Edmonton Journal, 1942 Once the decision had been made, the US Army Corps of Engineers moved instantly into action. The task of leading the highway project fell to Brigadier General William Hoge. He faced a mammoth undertaking: moving men and supplies into the area, surveying the little known route, organizing the construction effort, and doing all of the work on the pioneer road in a single year. Those who met him were impressed with his professionalism. As one said, “My impression was that he had no great personal belief in the usefulness of the project, but he had been given a job to do and he was going to work hard at it until he could get an assignment to active duty overseas.”1

One of Hoge’s first tasks was deciding precisely where the highway would go. Hoge drew heavily on Les Cook, an accomplished northern bush pilot, who helped him and his colleagues identify a route through the largely unmapped mountain ranges of northeastern British Columbia. Cook subsequently died in a fiery plane crash in Whitehorse, but not before leaving a vital legacy in terms of the identification of the construction route. As Hoge said of Cook, “Les Cook was the great one. Les took me every place. He went between mountains… We got lost, but I got to know the country pretty well, and the streams, by this flying back and forth.”2 Hoge established two headquarters: Whitehorse for the northern section of the highway and Fort St. John, British Columbia for the southern portion. He retained command of the northern section and assigned Colonel James O’Connor to take charge of the southern section. Hoge eventually ran into conflict with his superiors, including Lieutenant General Brehon Sommervell, Army Services Forces Commander and a strong advocate for the highway, and Brigadier General Clarence Sturdevant, Assistant Chief of Engineers, over the management of the project and the relationship with the Public Roads Administration. Hoge was relieved of his command in August 1942; Colonel O’Connor took over responsibility for the expanded Northwest Service Command, which managed all of the major Northwest Defense Projects. Hoge went on to a distinguished World War II career as a tank commander, serving during the Normandy invasion and the Battle of the Bulge.

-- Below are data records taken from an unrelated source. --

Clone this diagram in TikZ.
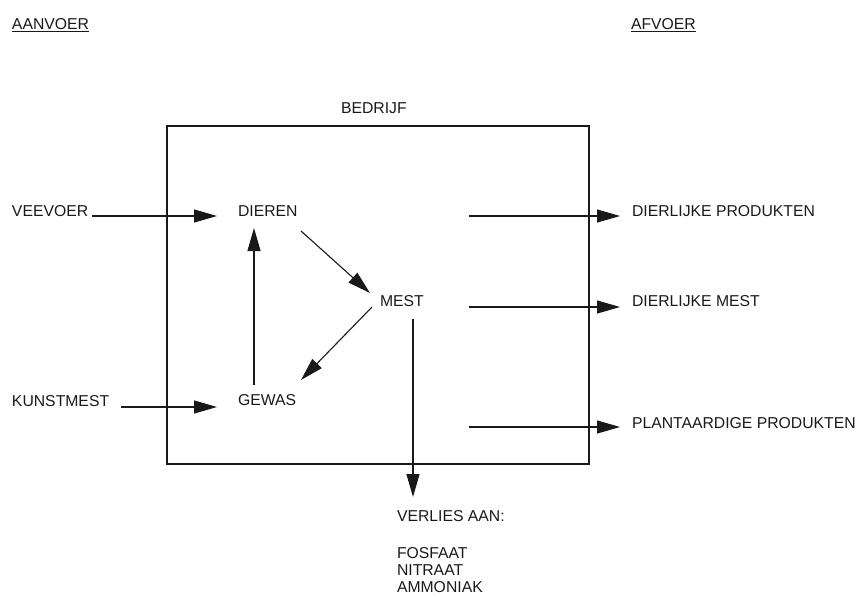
\documentclass[tikz,border=0pt]{standalone}
\usepackage{fontspec}
\setmainfont{Liberation Sans}
\usetikzlibrary{arrows.meta}
\begin{document}
\begin{tikzpicture}[x=1pt,y=-1pt,
  lbl/.style={anchor=base west,inner sep=0pt,outer sep=0pt,font=\fontsize{15.75}{18}\selectfont,text=black!90},
  arr/.style={line width=1.1pt,draw=black!90,-{Triangle[length=23pt,width=13pt]}},
  frame/.style={draw=black!90,line width=1.2pt,rectangle,inner sep=0pt,minimum width=422pt,minimum height=338pt}]
\useasboundingbox (0,0) rectangle (860,597);
% headings
\node[lbl] (aanvoer) at (12,30) {\underline{AANVOER}};
\node[lbl] (afvoer) at (631,30) {\underline{AFVOER}};
\node[lbl] (bedrijflbl) at (341,113) {BEDRIJF};
% box
\node[frame] (box) at (378,295) {};
% nodes
\node[lbl] (veevoer) at (12,216) {VEEVOER};
\node[lbl] (kunstmest) at (12,406) {KUNSTMEST};
\node[lbl] (dieren) at (238,216) {DIEREN};
\node[lbl] (mest) at (380,306) {MEST};
\node[lbl] (gewas) at (238,405) {GEWAS};
\node[lbl] (dprod) at (632,216) {DIERLIJKE PRODUKTEN};
\node[lbl] (dmest) at (632,306) {DIERLIJKE MEST};
\node[lbl] (pprod) at (632,428) {PLANTAARDIGE PRODUKTEN};
\node[lbl] (verlies) at (397,521) {VERLIES AAN:};
\node[lbl] (fosfaat) at (397,558) {FOSFAAT};
\node[lbl] (nitraat) at (397,575) {NITRAAT};
\node[lbl] (ammoniak) at (397,592) {AMMONIAK};
% free tails of outgoing arrows
\coordinate (t1) at (469,216);
\coordinate (t2) at (469,307);
\coordinate (t3) at (469,427);
% connectors
\draw[arr] ([shift={(4,0)}]veevoer.base east) -- ([shift={(-21,0)}]dieren.base west);
\draw[arr] ([shift={(12,1)}]kunstmest.base east) -- ([shift={(-21,2)}]gewas.base west);
\draw[arr] ([shift={(3.5,15)}]dieren.base east) -- ([shift={(-10,-13)}]mest.base west);
\draw[arr] ([shift={(-8,1)}]mest.base west) -- ([shift={(63,-25)}]gewas.base west);
\draw[arr] ([shift={(16,-20)}]gewas.base west) -- ([shift={(16,12)}]dieren.base west);
\draw[arr] ([shift={(33,13)}]mest.base west) -- ([shift={(16,-24)}]verlies.base west);
\draw[arr] (t1) -- ([shift={(-12,0)}]dprod.base west);
\draw[arr] (t2) -- ([shift={(-12,1)}]dmest.base west);
\draw[arr] (t3) -- ([shift={(-12,-1)}]pprod.base west);
\end{tikzpicture}
\end{document}
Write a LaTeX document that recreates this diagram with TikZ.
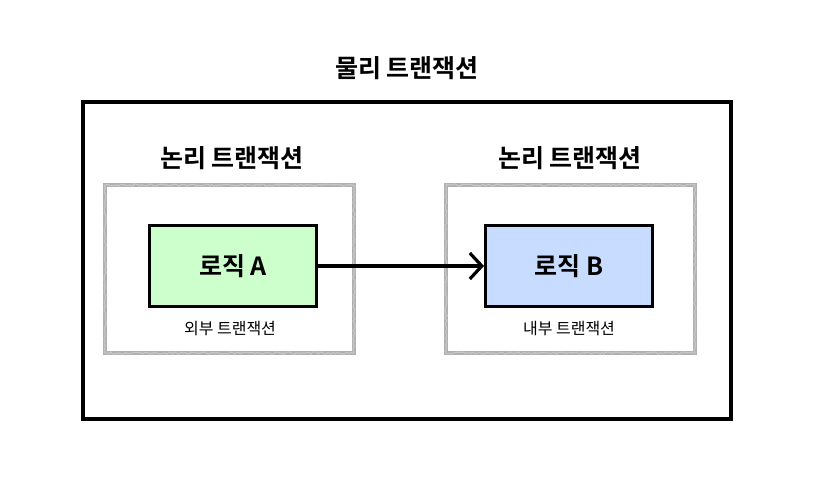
\documentclass[tikz,border=0pt]{standalone}
\usepackage{fontspec}
\setmainfont{Noto Sans CJK KR}[BoldFont={Noto Sans CJK KR Bold}]
\usetikzlibrary{arrows.meta,decorations.pathmorphing}
\definecolor{boxgreen}{HTML}{CCFFCC}
\definecolor{boxblue}{HTML}{C8DCFF}
\definecolor{sketchgray}{HTML}{B0B0B0}
\begin{document}
\begin{tikzpicture}[x=1pt,y=-1pt,
  outerbox/.style={draw=black,line width=3.5pt},
  logicbox/.style={draw=sketchgray,line width=4pt},
  logicgrain/.style={draw=gray!45,line width=1.2pt,decorate,decoration={random steps,segment length=2pt,amplitude=1pt}},
  codebox/.style={draw=black,line width=3pt,minimum width=167pt,minimum height=81pt,inner sep=0pt,font=\fontsize{25}{28}\selectfont\bfseries},
  title/.style={font=\fontsize{25}{28}\selectfont\bfseries},
  sublabel/.style={font=\fontsize{16}{18}\selectfont}]
\useasboundingbox (0,0) rectangle (824,486);
\fill[white] (0,0) rectangle (824,486);
\draw[outerbox] (83,102) rectangle (731,419);
\node[title] (t0) at (407,68) {물리 트랜잭션};
\draw[logicbox] (105,185) rectangle (354,353);
\draw[logicgrain] (105,185) rectangle (354,353);
\draw[logicbox] (446,185) rectangle (695,353);
\draw[logicgrain] (446,185) rectangle (695,353);
\node[title] (t1) at (232,158) {논리 트랜잭션};
\node[title] (t2) at (570,158) {논리 트랜잭션};
\node[codebox,fill=boxgreen] (a) at (233,266) {로직 A};
\node[codebox,fill=boxblue] (b) at (569,266) {로직 B};
\node[sublabel] (la) at (230,329) {외부 트랜잭션};
\node[sublabel] (lb) at (569,329) {내부 트랜잭션};
\draw[line width=3.2pt,-{Straight Barb[length=12pt,width=26pt,line width=3.2pt]}] (a.east) -- (b.west);
\end{tikzpicture}
\end{document}
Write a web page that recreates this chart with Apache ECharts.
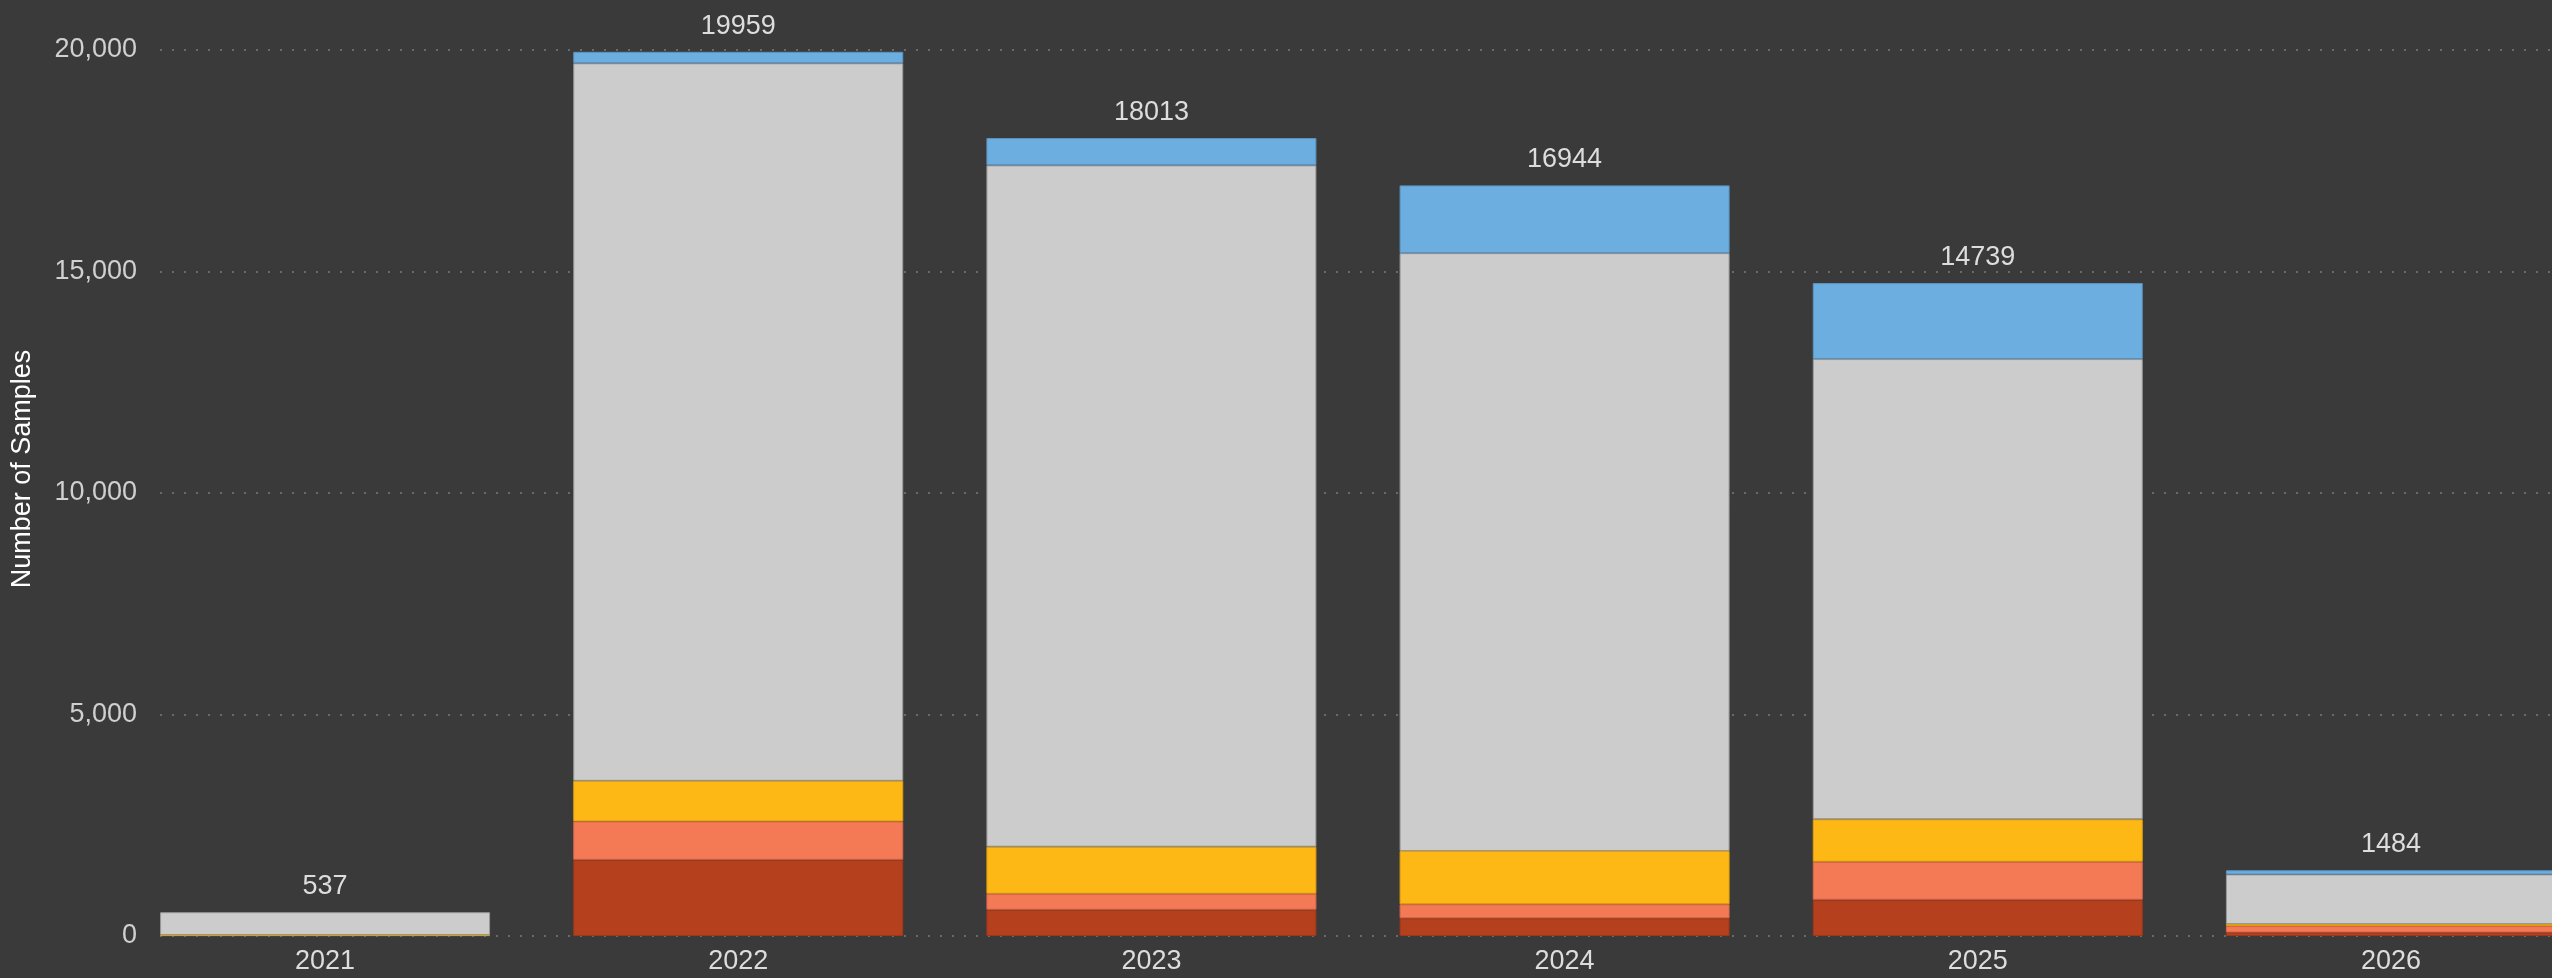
<!DOCTYPE html>
<html>
<head>
<meta charset="utf-8">
<script src="https://cdn.jsdelivr.net/npm/echarts@6/dist/echarts.min.js"></script>
<style>
  html, body { margin: 0; padding: 0; background: #3a3a3a; overflow: hidden; }
  /* chart is wider than the window: the last bar is cut off at the right edge */
  #chart { width: 2640px; height: 978px; }
</style>
</head>
<body>
<div id="chart"></div>
<script>
// categories and stacked values (bottom to top), null = no segment
const years = ['2021', '2022', '2023', '2024', '2025', '2026'];
const seriesRed = [null, 1721, 594, 400, 819, 80];
const seriesOrange = [null, 866, 361, 316, 858, 145];
const seriesYellow = [20, 916, 1061, 1203, 957, 45];
const seriesGray = [517, 16197, 15380, 13495, 10389, 1121];
const seriesBlue = [null, 259, 617, 1530, 1716, 93];
const totals = [537, 19959, 18013, 16944, 14739, 1484];
const yTicks = [0, 5000, 10000, 15000, 20000];

const colors = [
    { fill: '#b5401e', border: '#9e3719' },
    { fill: '#f47955', border: '#d9664a' },
    { fill: '#fdb815', border: '#e0a010' },
    { fill: '#cccccc', border: '#999999' },
    { fill: '#6daee0', border: '#5a93c0' },
];

const stackData = [seriesRed, seriesOrange, seriesYellow, seriesGray, seriesBlue];

function stackSeries(data, i) {
    return {
        type: 'bar',
        stack: 'samples',
        barWidth: 330,
        data: data,
        itemStyle: {
            color: colors[i].fill,
            borderColor: colors[i].border,
            borderWidth: 1
        },
        emphasis: { disabled: true }
    }
}

const series = stackData.map(stackSeries);

// zero-height bar on top of the stack that carries the total label
series.push({
    type: 'bar',
    stack: 'samples',
    barWidth: 330,
    data: totals.map(() => 0),
    itemStyle: { color: 'transparent' },
    label: {
        show: true,
        position: 'top',
        distance: 12,
        color: '#dddddd',
        fontSize: 27,
        fontFamily: 'Liberation Sans, Arial, sans-serif',
        formatter: (p) => String(totals[p.dataIndex])
    }
});

// empty spacer so each stack sits at the left of its band
series.push({
    type: 'bar',
    stack: 'spacer',
    barWidth: 83,
    barGap: '0%',
    data: years.map(() => null),
    silent: true
});

const option = {
    backgroundColor: '#3a3a3a',
    animation: false,
    grid: { left: 160, right: 1, top: 50, bottom: 42 },
    xAxis: {
        type: 'category',
        data: years,
        axisLine: { show: false },
        axisTick: { show: false },
        axisLabel: {
            color: '#dddddd',
            fontSize: 27,
            fontFamily: 'Liberation Sans, Arial, sans-serif',
            margin: 12,
            padding: [0, 83, 0, 0]
        }
    },
    yAxis: {
        type: 'value',
        min: yTicks[0],
        max: yTicks[yTicks.length - 1],
        interval: 5000,
        name: 'Number of Samples',
        nameLocation: 'middle',
        nameGap: 124,
        nameTextStyle: {
            color: '#ffffff',
            fontSize: 27,
            fontFamily: 'Liberation Sans, Arial, sans-serif',
            padding: [0, 0, 0, 48]
        },
        axisLine: { show: false },
        axisTick: { show: false },
        axisLabel: {
            color: '#d0d0d0',
            fontSize: 27,
            fontFamily: 'Liberation Sans, Arial, sans-serif',
            margin: 23,
            formatter: (v) => v.toLocaleString('en-US')
        },
        splitLine: {
            lineStyle: { color: '#6a6a6a', width: 2, type: [2, 10] }
        }
    },
    series: series
};

const myChart = echarts.init(document.getElementById('chart'));
myChart.setOption(option);
</script>
</body>
</html>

Richardson Highway, 1942 In the late winter of 1942, the Americans sent survey crews into the area to lay out the preliminary road. The plan was simple: a project of this magnitude could not be built from a single construction point; instead, the route was divided into portions. Work started almost immediately from Dawson Creek, pushing north toward Fort Nelson. The Corps of Engineers capitalized on the winter season to send the 35th Engineers regiment directly to Fort Nelson as well, crossing rivers and lakes before spring, and directed them to work northward. They were greeted at Fort Nelson by temperatures in the -30s Fahrenheit (-34°C), and had to wait for two months before conditions permitted full construction activity. Health Twichell described the situation:

The bitter cold and bitter wind combined with the difficulty of the ‘road’ [winter trail to Fort Nelson] to work painful hardships on many men. There were many cases of badly frozen feet since the shoe pac is not a satisfactory piece of footgear when temperatures reach 35 degrees below. Tractor operators were found along the road sitting beside their parked equipment and crying violently so great was the cold3
Camp, Alaska Highway, 1943

Crews sent to Whitehorse started construction in both directions, and Engineers based in Alaska began construction to the south. Additional teams were sent to work out of Teslin, on the British Columbia-Yukon border, and Tok Junction, in Alaska. By dividing the highway project into sections, the Corps multiplied the logistical challenge of equipping and supplying the construction teams but divided the time needed to build the road.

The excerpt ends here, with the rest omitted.